Mr. Abramowitz, thank you for this article. In your final paragraph, you mention VT as an ETF alternative, although I think you probably should have inserted VXUS instead. VT is “Total World”, whereas VXUS is the ETF alternative to VTIAX (Total International). Its expense ratio is 0.08%.

Last edited 3 months ago by Casey Campbell
Jonathan Clements
Admin
3 months ago

I own Fidelity ZERO International (FZILX) through my health savings account — the only account I have at Fidelity. It’s a fine fund, and — as you suggest, Steve — it should outperform the Vanguard equivalent fund over time.

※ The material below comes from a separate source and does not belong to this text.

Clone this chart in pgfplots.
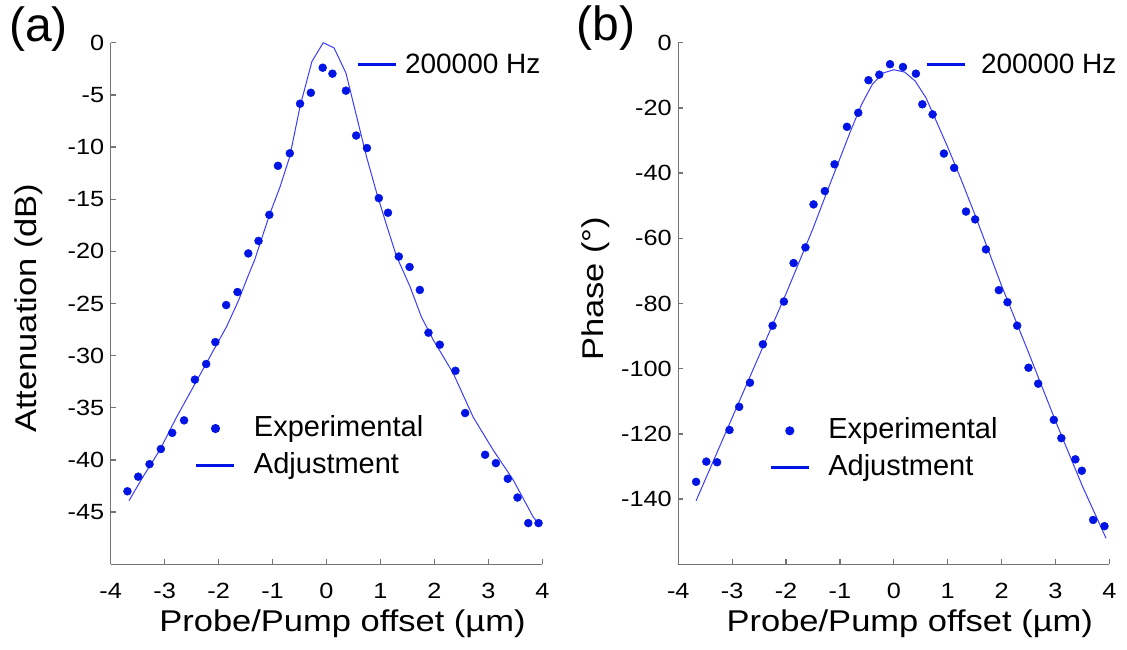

But Fidelity is not a charity. This is an asset-gathering strategy — again, as you suggest, Steve — and investors need to remain alert to the price they could end up paying. That price is most likely to be paid in the form of lower yields on cash investments. If folks can navigate their way around that, great. If not, they may end up worse off, despite owning an international fund with zero annual expenses.

David Powell
3 months ago

Exactly. Holding assets at Fidelity, you will eventually pay the Johnson family tax one way or another. I also have my HSA there, because it was a better option than Optum, my employer’s original home for it. If Vanguard starts an HSA program that’s decent, I’ll move this there too further simplifying our financial lives.